— Begin Data segment —

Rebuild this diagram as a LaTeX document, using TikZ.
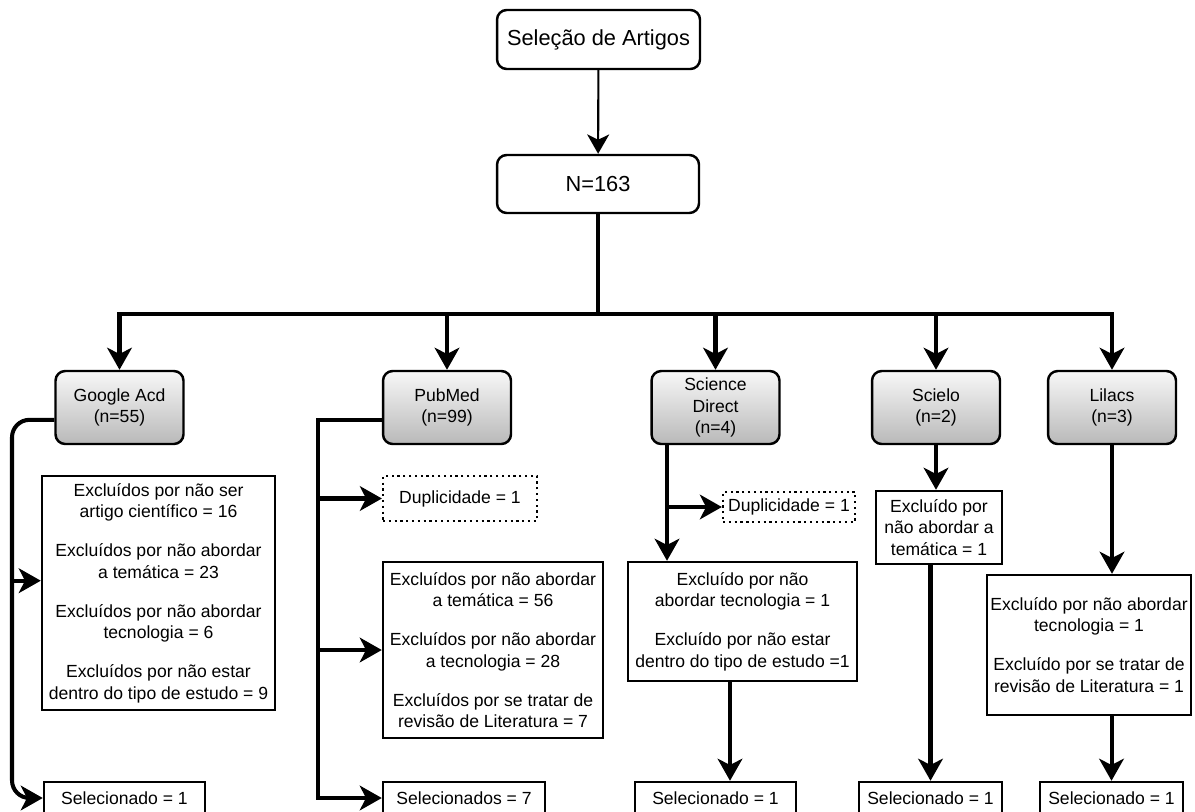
\documentclass[tikz,border=0pt]{standalone}
\usepackage{fontspec}
\setmainfont{Liberation Sans}
\usetikzlibrary{arrows.meta,calc}

\begin{document}
\begin{tikzpicture}[x=0.02cm,y=-0.02cm,
  font=\fontsize{10}{12.2}\selectfont,
  box/.style={draw,line width=1.4pt,align=center,inner sep=1pt},
  topbox/.style={box,rounded corners=5.5pt,font=\fontsize{12.4}{14}\selectfont},
  dbbox/.style={box,rounded corners=5.5pt,top color=gray!6,bottom color=gray!55,minimum width=2.56cm,minimum height=1.46cm},
  dupbox/.style={draw,dotted,line width=1.3pt,align=center,inner sep=1pt},
  selbox/.style={box,minimum height=0.64cm},
  link/.style={line width=2.3pt,-{Stealth[length=12.5pt,width=14pt,inset=3.5pt]}},
  bus/.style={line width=2.3pt,line cap=rect}]
  \useasboundingbox (0,0) rectangle (1195,811);
  % top of the flow
  \node[topbox,minimum width=4.06cm,minimum height=1.18cm] (sel) at (598.5,39.5) {Seleção de Artigos};
  \node[topbox,minimum width=4.04cm,minimum height=1.16cm] (total) at (598,184) {N=163};
  \draw[line width=1.2pt,-{Stealth[length=11pt,width=12.5pt,inset=3pt]}] (sel) -- (total);
  % databases
  \node[dbbox] (google) at (119.5,407.5) {Google Acd\\(n=55)};
  \node[dbbox] (pubmed) at (447,407.5) {PubMed\\(n=99)};
  \node[dbbox] (science) at (715.5,407.5) {Science\\Direct\\(n=4)};
  \node[dbbox] (scielo) at (936,407.5) {Scielo\\(n=2)};
  \node[dbbox] (lilacs) at (1112,407.5) {Lilacs\\(n=3)};
  \coordinate (bus) at (598,314);
  \draw[bus] (total) -- (bus);
  \draw[bus] (google |- bus) -- (lilacs |- bus);
  \foreach \db in {google,pubmed,science,scielo,lilacs}
    \draw[link] (\db |- bus) -- (\db);
  % exclusions
  \node[box,minimum width=4.66cm,minimum height=4.68cm] (gexc) at (158.5,593) {Excluídos por não ser\\artigo científico = 16\\[10pt]Excluídos por não abordar\\a temática = 23\\[10pt]Excluídos por não abordar\\tecnologia = 6\\[10pt]Excluídos por não estar\\dentro do tipo de estudo = 9};
  \node[dupbox,minimum width=3.08cm,minimum height=0.9cm] (pdup) at (460,498.5) {Duplicidade = 1};
  \node[box,minimum width=4.4cm,minimum height=3.52cm] (pexc) at (493,650) {Excluídos por não abordar\\a temática = 56\\[10pt]Excluídos por não abordar\\a tecnologia = 28\\[10pt]Excluídos por se tratar de\\revisão de Literatura = 7};
  \node[dupbox,minimum width=2.64cm,minimum height=0.6cm] (sdup) at (789,507) {Duplicidade = 1};
  \node[box,minimum width=4.58cm,minimum height=2.38cm] (sexc) at (742.5,621.5) {Excluído por não\\abordar tecnologia = 1\\[10pt]Excluído por não estar\\dentro do tipo de estudo =1};
  \node[box,minimum width=2.52cm,minimum height=1.46cm] (cexc) at (939,527.5) {Excluído por\\não abordar a\\temática = 1};
  \node[box,minimum width=4.08cm,minimum height=2.8cm] (lexc) at (1089,645) {Excluído por não abordar\\tecnologia = 1\\[10pt]Excluído por se tratar de\\revisão de Literatura = 1};
  % selected
  \node[selbox,minimum width=3.22cm] (gsel) at (124.5,798) {Selecionado = 1};
  \node[selbox,minimum width=3.24cm] (psel) at (464,798) {Selecionados = 7};
  \node[selbox,minimum width=3.22cm] (ssel) at (715.5,798) {Selecionado = 1};
  \node[selbox,minimum width=2.86cm] (csel) at (930.5,798) {Selecionado = 1};
  \node[selbox,minimum width=2.86cm] (lsel) at (1111.5,798) {Selecionado = 1};
  % Google Acd
  \coordinate (gsp) at (12,0);
  \coordinate (gexcin) at ([yshift=7pt]gexc.west);
  \draw[link,rounded corners=10pt] ([yshift=-7pt]google.west) -| (gsp |- gsel) -- (gsel);
  \draw[link] (gsp |- gexcin) -- (gexcin);
  % PubMed
  \coordinate (psp) at (318,0);
  \draw[link] ([yshift=-7pt]pubmed.west) -| (psp |- psel) -- (psel);
  \draw[link] (psp |- pdup) -- (pdup);
  \draw[link] (psp |- pexc) -- (pexc);
  % Science Direct
  \coordinate (ssp) at (667,0);
  \coordinate (sdown) at (730,0);
  \draw[link] (ssp |- science.south) -- (ssp |- sexc.north);
  \draw[link] (ssp |- sdup) -- (sdup);
  \draw[link] (sdown |- sexc.south) -- (sdown |- ssel.north);
  % Scielo
  \draw[link] (scielo.south) -- (scielo.south |- cexc.north);
  \draw[link] (csel.north |- cexc.south) -- (csel.north);
  % Lilacs
  \draw[link] (lilacs.south) -- (lilacs.south |- lexc.north);
  \draw[link] (lsel.north |- lexc.south) -- (lsel.north);
\end{tikzpicture}
\end{document}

— End Data segment —

## Challenge
Reproduce every line precisely as given, omitting all pictures.

## Solution
Rebuild this diagram as a LaTeX document, using TikZ.
\documentclass[tikz,border=0pt]{standalone}
\usepackage{fontspec}
\setmainfont{Liberation Sans}
\usetikzlibrary{arrows.meta,calc}

\begin{document}
\begin{tikzpicture}[x=0.02cm,y=-0.02cm,
  font=\fontsize{10}{12.2}\selectfont,
  box/.style={draw,line width=1.4pt,align=center,inner sep=1pt},
  topbox/.style={box,rounded corners=5.5pt,font=\fontsize{12.4}{14}\selectfont},
  dbbox/.style={box,rounded corners=5.5pt,top color=gray!6,bottom color=gray!55,minimum width=2.56cm,minimum height=1.46cm},
  dupbox/.style={draw,dotted,line width=1.3pt,align=center,inner sep=1pt},
  selbox/.style={box,minimum height=0.64cm},
  link/.style={line width=2.3pt,-{Stealth[length=12.5pt,width=14pt,inset=3.5pt]}},
  bus/.style={line width=2.3pt,line cap=rect}]
  \useasboundingbox (0,0) rectangle (1195,811);
  % top of the flow
  \node[topbox,minimum width=4.06cm,minimum height=1.18cm] (sel) at (598.5,39.5) {Seleção de Artigos};
  \node[topbox,minimum width=4.04cm,minimum height=1.16cm] (total) at (598,184) {N=163};
  \draw[line width=1.2pt,-{Stealth[length=11pt,width=12.5pt,inset=3pt]}] (sel) -- (total);
  % databases
  \node[dbbox] (google) at (119.5,407.5) {Google Acd\\(n=55)};
  \node[dbbox] (pubmed) at (447,407.5) {PubMed\\(n=99)};
  \node[dbbox] (science) at (715.5,407.5) {Science\\Direct\\(n=4)};
  \node[dbbox] (scielo) at (936,407.5) {Scielo\\(n=2)};
  \node[dbbox] (lilacs) at (1112,407.5) {Lilacs\\(n=3)};
  \coordinate (bus) at (598,314);
  \draw[bus] (total) -- (bus);
  \draw[bus] (google |- bus) -- (lilacs |- bus);
  \foreach \db in {google,pubmed,science,scielo,lilacs}
    \draw[link] (\db |- bus) -- (\db);
  % exclusions
  \node[box,minimum width=4.66cm,minimum height=4.68cm] (gexc) at (158.5,593) {Excluídos por não ser\\artigo científico = 16\\[10pt]Excluídos por não abordar\\a temática = 23\\[10pt]Excluídos por não abordar\\tecnologia = 6\\[10pt]Excluídos por não estar\\dentro do tipo de estudo = 9};
  \node[dupbox,minimum width=3.08cm,minimum height=0.9cm] (pdup) at (460,498.5) {Duplicidade = 1};
  \node[box,minimum width=4.4cm,minimum height=3.52cm] (pexc) at (493,650) {Excluídos por não abordar\\a temática = 56\\[10pt]Excluídos por não abordar\\a tecnologia = 28\\[10pt]Excluídos por se tratar de\\revisão de Literatura = 7};
  \node[dupbox,minimum width=2.64cm,minimum height=0.6cm] (sdup) at (789,507) {Duplicidade = 1};
  \node[box,minimum width=4.58cm,minimum height=2.38cm] (sexc) at (742.5,621.5) {Excluído por não\\abordar tecnologia = 1\\[10pt]Excluído por não estar\\dentro do tipo de estudo =1};
  \node[box,minimum width=2.52cm,minimum height=1.46cm] (cexc) at (939,527.5) {Excluído por\\não abordar a\\temática = 1};
  \node[box,minimum width=4.08cm,minimum height=2.8cm] (lexc) at (1089,645) {Excluído por não abordar\\tecnologia = 1\\[10pt]Excluído por se tratar de\\revisão de Literatura = 1};
  % selected
  \node[selbox,minimum width=3.22cm] (gsel) at (124.5,798) {Selecionado = 1};
  \node[selbox,minimum width=3.24cm] (psel) at (464,798) {Selecionados = 7};
  \node[selbox,minimum width=3.22cm] (ssel) at (715.5,798) {Selecionado = 1};
  \node[selbox,minimum width=2.86cm] (csel) at (930.5,798) {Selecionado = 1};
  \node[selbox,minimum width=2.86cm] (lsel) at (1111.5,798) {Selecionado = 1};
  % Google Acd
  \coordinate (gsp) at (12,0);
  \coordinate (gexcin) at ([yshift=7pt]gexc.west);
  \draw[link,rounded corners=10pt] ([yshift=-7pt]google.west) -| (gsp |- gsel) -- (gsel);
  \draw[link] (gsp |- gexcin) -- (gexcin);
  % PubMed
  \coordinate (psp) at (318,0);
  \draw[link] ([yshift=-7pt]pubmed.west) -| (psp |- psel) -- (psel);
  \draw[link] (psp |- pdup) -- (pdup);
  \draw[link] (psp |- pexc) -- (pexc);
  % Science Direct
  \coordinate (ssp) at (667,0);
  \coordinate (sdown) at (730,0);
  \draw[link] (ssp |- science.south) -- (ssp |- sexc.north);
  \draw[link] (ssp |- sdup) -- (sdup);
  \draw[link] (sdown |- sexc.south) -- (sdown |- ssel.north);
  % Scielo
  \draw[link] (scielo.south) -- (scielo.south |- cexc.north);
  \draw[link] (csel.north |- cexc.south) -- (csel.north);
  % Lilacs
  \draw[link] (lilacs.south) -- (lilacs.south |- lexc.north);
  \draw[link] (lsel.north |- lexc.south) -- (lsel.north);
\end{tikzpicture}
\end{document}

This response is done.